If government is supposed to serve us and you as a Black person get in there, and you can’t force the hand of government, maybe you should leave, because your presence will be used against the entire Black community as a way of saying, “Well, if it was so bad, why is this Black person here?”
You were at a summit for Black Canadians and you stood up and challenged then-immigration minister Ahmed Hussen [about the pending deportation to Somalia of Abdoul Abdi] and you describe being scolded by other attendees. One Black woman said to you, ‘We don’t often get our people in positions like his and we need to be patient with him.’ What was it like for you hearing that from Black people?
This is the life of any Black person that wants to challenge institutional power and white supremacy. It's being told by our own people, who are highly educated, “Don't ruffle their feathers. They'll punish us worse. We'll get a worse beating than we're already getting.” I understand exactly where that woman who said that to me was coming from.
These notions about us playing the long game as Black people, those notions are always abstract. They don’t deal with tangible, real-life situations that are happening now in our day-to-day life. No amount of sitting quietly in meetings and smiling and nodding and saying, “Let’s take the long game” was going to save Abdoul.
Where are the risk takers? You can be in government and still take risks. [NDP MP] Matthew Green just got elected. He’s a Black man in Hamilton. He went into the House of Commons and in one of his first public statements in that room he said the words “white supremacy.” Matthew is one of the only Black people in that entire room who’s actually threatening to change anything. You have to take risks. You maybe are paying off your mortgage, you have a salaried position with some benefits and some tenure. Well, there’s a lot more at stake now, if you want to take these risks, than I am talking about. But that’s why we have to act collectively.
During the protests against Canada 150 celebrations, you took a great deal of inspiration from a lot of very outspoken Indigenous activists. There are so many shared traumas and experiences between these two populations – mass incarceration, overrepresentation in the child-welfare system. Do you feel like there are missed opportunities for working collectively?
The pressure is not on the white majority in this country to end injustice. They say, “Well, why aren’t you guys more united, you Black and Indigenous people?” They don't question their own lack of solidarity in the struggle; they question ours.
We do, as Black and Indigenous peoples, need to find ways to work together. I think about the Two Row Wampum covenant. It was created to say that Indigenous peoples and other settlers that have come to this territory can live in harmony by riding along a parallel path, but not crossing into each other’s path. They are learning across and sharing across the difference. It’s okay to have distinct culture, distinct heritage, distinct practice, but we must build solidarity and partnership through respect, through friendship, through sharing.
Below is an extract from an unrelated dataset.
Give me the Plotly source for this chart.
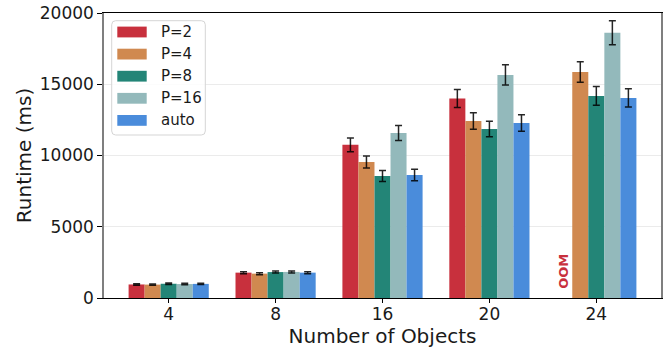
import plotly.graph_objects as go

# Benchmark data: runtime (ms) per number of objects and parallelism setting
categories = ["4", "8", "16", "20", "24"]
series_names = ["P=2", "P=4", "P=8", "P=16", "auto"]

runtime_p2 = [950, 1780, 10750, 14000, None]      # P=2 ran out of memory at 24
runtime_p4 = [940, 1710, 9550, 12420, 15860]
runtime_p8 = [1000, 1820, 8560, 11860, 14180]
runtime_p16 = [980, 1830, 11580, 15650, 18620]
runtime_auto = [990, 1780, 8630, 12280, 14040]

err_p2 = [50, 70, 480, 640, None]
err_p4 = [50, 70, 420, 585, 725]
err_p8 = [50, 70, 385, 550, 660]
err_p16 = [50, 70, 525, 710, 840]
err_auto = [50, 70, 400, 575, 645]

y_ticks = [0, 5000, 10000, 15000, 20000]

colors = ["#c8303d", "#d08950", "#238577", "#93b9bb", "#4a8cdb"]

values = [runtime_p2, runtime_p4, runtime_p8, runtime_p16, runtime_auto]
errors = [err_p2, err_p4, err_p8, err_p16, err_auto]

W, H = 672, 349
ML, MR, MT, MB = 104, 11, 13, 51
PW, PH = W - ML - MR, H - MT - MB

FONT = "DejaVu Sans"

fig = go.Figure()
for name, vals, errs, col in zip(series_names, values, errors, colors):
    fig.add_trace(go.Bar(
        x=categories, y=vals, name=name,
        marker=dict(color=col, line=dict(width=0)),
        error_y=dict(type="data", array=errs, visible=True,
                     color="rgba(0,0,0,0.85)", thickness=1.5, width=3.5),
        showlegend=False,
    ))

# Out-of-memory marker at the missing P=2 bar in the last group
n_series = len(series_names)
bar_w = 0.75 / n_series
oom_idx = runtime_p2.index(None)
oom_x = oom_idx + (0 - (n_series - 1) / 2) * bar_w
fig.add_annotation(x=oom_x, y=0, xref="x", yref="y", text="<b>OOM</b>",
                   textangle=-90, showarrow=False, yanchor="bottom",
                   yshift=7, xshift=-1,
                   font=dict(family=FONT, size=13, color=colors[0]))


def px_to_paper(px, py):
    return (px - ML) / PW, (H - MB - py) / PH


# Hand-built legend: rounded frame, wide colour swatches, labels
x0, y0 = px_to_paper(111.7, 135)
x1, y1 = px_to_paper(205.3, 20.7)
rx, ry = 4 / PW, 4 / PH
path = (f"M {x0+rx},{y0} L {x1-rx},{y0} Q {x1},{y0} {x1},{y0+ry} "
        f"L {x1},{y1-ry} Q {x1},{y1} {x1-rx},{y1} L {x0+rx},{y1} "
        f"Q {x0},{y1} {x0},{y1-ry} L {x0},{y0+ry} Q {x0},{y0} {x0+rx},{y0} Z")
fig.add_shape(type="path", path=path, xref="paper", yref="paper",
              line=dict(color="#d5d5d5", width=1), fillcolor="rgba(255,255,255,0.85)",
              layer="above")
row_y0, row_step = 32.0, 22.1
for i, (name, col) in enumerate(zip(series_names, colors)):
    cy = row_y0 + i * row_step
    sx0, sy0 = px_to_paper(117.3, cy + 5.4)
    sx1, sy1 = px_to_paper(146.7, cy - 5.4)
    fig.add_shape(type="rect", x0=sx0, x1=sx1, y0=sy0, y1=sy1,
                  xref="paper", yref="paper", fillcolor=col,
                  line=dict(width=0), layer="above")
    tx, ty = px_to_paper(158.5, cy)
    fig.add_annotation(x=tx, y=ty, xref="paper", yref="paper", text=name,
                       showarrow=False, xanchor="left", yanchor="middle",
                       font=dict(family=FONT, size=15, color="#1a1a1a"))

fig.update_layout(
    width=W, height=H,
    margin=dict(l=ML, r=MR, t=MT, b=MB, autoexpand=False),
    paper_bgcolor="white", plot_bgcolor="white",
    barmode="group", bargap=0.25, bargroupgap=0,
    font=dict(family=FONT, size=17, color="#1a1a1a"),
    showlegend=False,
)
fig.update_xaxes(
    type="category", range=[-0.605, 4.605],
    showline=True, linecolor="black", linewidth=1.3, mirror=True,
    ticks="outside", ticklen=4, tickcolor="black", tickwidth=1.2,
    ticklabelstandoff=-4,
    showgrid=False, zeroline=False,
    tickfont=dict(family=FONT, size=17, color="#1a1a1a"),
    title=dict(text="Number of Objects", standoff=6,
               font=dict(family=FONT, size=20, color="#1a1a1a")),
)
fig.update_yaxes(
    range=[0, 20000], tickvals=y_ticks, ticktext=[str(v) for v in y_ticks],
    showline=True, linecolor="#7f7f7f", linewidth=1.5, mirror=True,
    ticks="outside", ticklen=5, tickcolor="black", tickwidth=1.2,
    showgrid=True, gridcolor="#ebebeb", gridwidth=1, zeroline=False,
    tickfont=dict(family=FONT, size=17, color="#1a1a1a"),
    title=dict(text="Runtime (ms)", standoff=3,
               font=dict(family=FONT, size=20, color="#1a1a1a")),
)

fig.write_html("out.html")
I feel like white people who read your book will ask, ‘what is the most useful thing white people can do in in an effort to to end white supremacy?’
Stop centering themselves. I wrote a whole book showing what Black people do. I didn’t just talk about the bad struggles that Black people go through. I didn’t just talk about the pain and the suffering. I showed step by step in that book how Black people and how Indigenous peoples sat together, thought together, strategized together, engaged in actions, engaged in petitions, made media statements, barricaded highways. It’s all there. White people just don’t want to do it. They want to keep asking, “What do I do? What do I do? What do I do?” Feigning surprise, feigning confusion. “Oh my gosh, this is such a complex world.” No, it’s not actually that complicated.